Kingston, 15 October 1562
Very dear sister,—If it were not a thing impossible that one should forget her own heart, I should fear you suspected that I had drunk of the waters of Lethe. But I assure you that besides there being no such river in England, so of this fault you are the principal cause. For if the waiting for your messenger, who, as you wrote to me, ought long since to have come hither, had not so much delayed [me], I would have visited your by my letters according to our previous custom. But when I heard that you were going on such a long pilgrimage to so great a distance from hence, I thought that would hinder you [from receiving my note]. On my part there was another occasion which hindered me greatly, the fear of tiring you with hearing the tragedies, with which every week my ears have been all too much wearied. Would to God they were as hidden to others as they have been concealed by me. And I assure you on my honour that right up till when the ravens croaked of them, I kept my ears sealed up like those of Ulysses. But when I saw that all my councillors and subjects thought me of sight too dim, of hearing too deaf, of spirit too improvident, I roused myself from such slumber, and deemed myself unworthy to govern a kingdom, such as I possess, if I were not also skilled in my own affairs : a Prometheus, as well as acquainted with Epimetheus.
And when it came to my mind how it touch your [kinsfolk], Mon Dieu, how I gnawed my heart! Not for them (you know it well), but for her on whose behalf I long for all the good that can be desired, having a great fear lest you should think that the old sparks would be fanned by this new fire. Notwithstanding, when I saw that necessity had no law, and that it behoves us carefully to guard our houses from spoil, when those of our neighbours are ablaze so close at hand, I have not even so much as a suspicion that you would refuse to draw away nature’s veil and gaze on the naked cause of reason.

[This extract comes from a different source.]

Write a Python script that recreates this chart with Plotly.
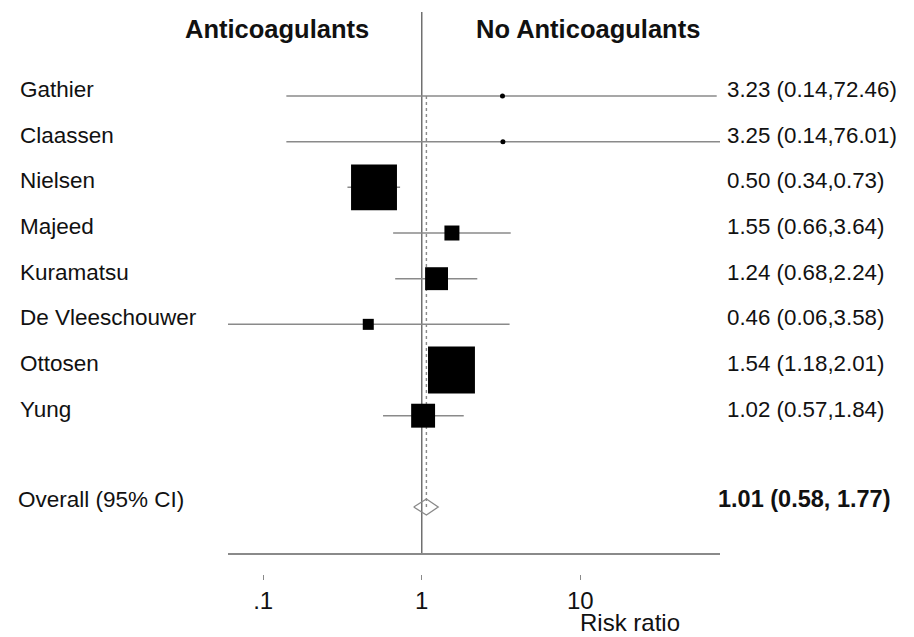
import numpy as np
import plotly.graph_objects as go

# ---------------- data ----------------
studies = ["Gathier", "Claassen", "Nielsen", "Majeed", "Kuramatsu",
           "De Vleeschouwer", "Ottosen", "Yung"]
rr = [3.23, 3.25, 0.50, 1.55, 1.24, 0.46, 1.54, 1.02]
ci_lo = [0.14, 0.14, 0.34, 0.66, 0.68, 0.06, 1.18, 0.57]
ci_hi = [72.46, 76.01, 0.73, 3.64, 2.24, 3.58, 2.01, 1.84]
weights = [0.16, 0.16, 36.5, 3.9, 9.1, 2.1, 38.1, 9.9]

overall_label = "Overall (95% CI)"
overall_text = "1.01 (0.58, 1.77)"
diamond_center = 1.07   # as drawn in the picture
diamond_lo = 0.89
diamond_hi = 1.27

tick_vals = [0.1, 1, 10]
tick_text = [".1", "1", "10"]
x_title = "Risk ratio"
left_header = "Anticoagulants"
right_header = "No Anticoagulants"

# ---------------- layout helpers ----------------
W, H = 914, 637
FONT = "Liberation Sans, Arial, Helvetica, sans-serif"
TXT = "#111111"
GRAY = "#8a8a8a"
rows = list(range(1, len(studies) + 1))
overall_row = len(studies) + 2

fig = go.Figure()

# CI lines
xs, ys = [], []
for r, a, b in zip(rows, ci_lo, ci_hi):
    xs += [a, b, None]
    ys += [r, r, None]
fig.add_trace(go.Scatter(x=xs, y=ys, mode="lines",
                         line=dict(color=GRAY, width=1.5),
                         hoverinfo="skip", showlegend=False))

# overall dashed line
fig.add_trace(go.Scatter(x=[diamond_center, diamond_center], y=[rows[0], overall_row],
                         mode="lines", line=dict(color=GRAY, width=1.4, dash="3px,3px"),
                         hoverinfo="skip", showlegend=False))

# weight boxes
box_sizes = [7.6 * np.sqrt(w) for w in weights]
fig.add_trace(go.Scatter(x=rr, y=rows, mode="markers",
                         marker=dict(symbol="square", size=box_sizes, color="black",
                                     opacity=1, line=dict(width=0)),
                         hoverinfo="skip", showlegend=False))
# point estimate dots
fig.add_trace(go.Scatter(x=rr, y=rows, mode="markers",
                         marker=dict(symbol="circle", size=5, color="black",
                                     opacity=1, line=dict(width=0)),
                         hoverinfo="skip", showlegend=False))

# overall diamond
h = 0.175
fig.add_trace(go.Scatter(
    x=[diamond_lo, diamond_center, diamond_hi, diamond_center, diamond_lo],
    y=[overall_row, overall_row - h, overall_row, overall_row + h, overall_row],
    mode="lines", line=dict(color=GRAY, width=1.3),
    fill="toself", fillcolor="rgba(255,255,255,0)",
    hoverinfo="skip", showlegend=False))

# dummy trace for the tick axis
fig.add_trace(go.Scatter(x=tick_vals, y=[None] * len(tick_vals), xaxis="x2", yaxis="y",
                         mode="markers", hoverinfo="skip", showlegend=False))

# no-effect line at 1
fig.add_shape(type="line", xref="x", yref="y domain", x0=1, x1=1, y0=0, y1=1,
              line=dict(color="#707070", width=1.5), layer="below")

# plot-area geometry (pixels)
l_m, r_m, t_m, b_m = 228, 194, 12, 63
plot_w = W - l_m - r_m
plot_h = H - t_m - b_m
axis_line_px = 553
row_px0, row_step = 96, 45.67


def px_to_paper_x(px):
    return (px - l_m) / plot_w


def px_to_paper_y(py):
    return (H - b_m - py) / plot_h


y_top = 1 - (row_px0 - t_m) / row_step
y_bot = 1 + (axis_line_px - row_px0) / row_step
xr = [np.log10(min(ci_lo)), np.log10(max(ci_hi))]

annotations = []
# headers
annotations.append(dict(text="<b>%s</b>" % left_header, xref="paper", yref="paper",
                        x=px_to_paper_x(277), y=px_to_paper_y(29), showarrow=False,
                        xanchor="center", yanchor="middle",
                        font=dict(size=25.5, family=FONT, color=TXT)))
annotations.append(dict(text="<b>%s</b>" % right_header, xref="paper", yref="paper",
                        x=px_to_paper_x(587.5), y=px_to_paper_y(29), showarrow=False,
                        xanchor="center", yanchor="middle",
                        font=dict(size=25.5, family=FONT, color=TXT)))
# study labels and estimates
for r, s, e, a, b in zip(rows, studies, rr, ci_lo, ci_hi):
    annotations.append(dict(text=s, xref="paper", yref="y", x=px_to_paper_x(18), y=r,
                            yshift=6.5, showarrow=False, xanchor="left", yanchor="middle",
                            font=dict(size=22.5, family=FONT, color=TXT)))
    annotations.append(dict(text="%.2f (%.2f,%.2f)" % (e, a, b), xref="paper", yref="y",
                            x=px_to_paper_x(725), y=r, yshift=6.5, showarrow=False,
                            xanchor="left", yanchor="middle",
                            font=dict(size=22.3, family=FONT, color=TXT)))
annotations.append(dict(text=overall_label, xref="paper", yref="y", x=px_to_paper_x(16),
                        y=overall_row, yshift=8, showarrow=False, xanchor="left",
                        yanchor="middle", font=dict(size=22.5, family=FONT, color=TXT)))
annotations.append(dict(text="<b>%s</b>" % overall_text, xref="paper", yref="y",
                        x=px_to_paper_x(716), y=overall_row, yshift=8, showarrow=False,
                        xanchor="left", yanchor="middle",
                        font=dict(size=23.5, family=FONT, color=TXT)))
# axis title
annotations.append(dict(text=x_title, xref="x", yref="paper", x=np.log10(tick_vals[-1]),
                        y=px_to_paper_y(622), showarrow=False, xanchor="left",
                        yanchor="middle", xshift=-2,
                        font=dict(size=24, family=FONT, color=TXT)))

fig.update_layout(
    width=W, height=H,
    margin=dict(l=l_m, r=r_m, t=t_m, b=b_m, pad=0),
    paper_bgcolor="white", plot_bgcolor="white",
    showlegend=False,
    xaxis=dict(type="log", range=xr, showline=True, linecolor=GRAY, linewidth=1.5,
               showticklabels=False, ticks="", showgrid=False, zeroline=False,
               anchor="y", fixedrange=True),
    xaxis2=dict(type="log", range=xr, overlaying="x", anchor="free", position=0,
                side="bottom", showline=False, showgrid=False, zeroline=False,
                ticks="outside", ticklen=5, tickwidth=1, tickcolor=GRAY,
                tickmode="array", tickvals=tick_vals, ticktext=tick_text,
                tickfont=dict(size=24, family=FONT, color=TXT), fixedrange=True),
    yaxis=dict(range=[y_bot, y_top], domain=[(H - b_m - axis_line_px) / plot_h, 1],
               visible=False, showgrid=False, zeroline=False, fixedrange=True),
    annotations=annotations,
)

fig.write_html("out.html")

For what hope is left for strangers when cruelty so much abounds among those of the family. I would sooner pass over in silence the murders on land than tell in writing of the burials in water, and would say nothing of men cut in pieces, if the cries of pregnant women strangled with the wails of infants at their mothers’ breasts did not stir me. What rhubarb drug will purge away the choler which these tyrannies engender? Amid these broils my own subjects in divers places have lost their goods, their ships, nay, their very lives, being baptized with nicknames which their godfathers never gave them—a name to me heretofore quite unknown, though staled by custom, now too well-known, that is ‘huguenots.’ Which injuries being excessive, the blame was places on the poor soldiers ; but the fault rested with the wicked movers of these quarrels, who, although admonished of them every day, in place of correcting them, for one evil do twenty. Likewise, having received letters from the king and the queen-mother that they could do nothing, I well perceived that though king by title, in fact he was ruled by others.
Seeing this I devoe myself entirely to prevent those evils which would come to pass, if that realm became a prey within their talons. Rather [will I] so shape my actions that the king will think me a good neighbour, one who keeps safe rather than destroys. Your kinsfolk will not have cause to think me vindictive as I will not injure them, if they do not begin. You will have no occasion to accuse me of fraud, I having never promised so much as I do not more than fulfil, if it can be done. And I assure you in good faith, that it will not be due to me, if there is not soon a firm peace for all those who will be guided by the rule of reason.
Although I am sending a naval force to Havre, I have in that no other thought, except that there they should do every good office to the king and to all others, provided that [those others] do not come into a place whence they may do me injury. And in order that the whole world may understand the good intention that I have with regard to peace, and [also] to remove any other suspicion that thence might arise, I had to make this declaration, which will make everything clear to you without any deceit.
Hoping that you will think of me as honourably as my good will to you merits, and although I am by no means ignorant of what craft will be, or has been, employed in your regard in this matter [by those] who think to draw you from that affection which I am assured you bear me. Nevertheless, I confide so much in this heart, which I keep inviolate, that sooner shall rivers flow up their natural [courses], than it shall change its intention. The burning fever, which now holds me entirely in its grasp, prevents me from writing more.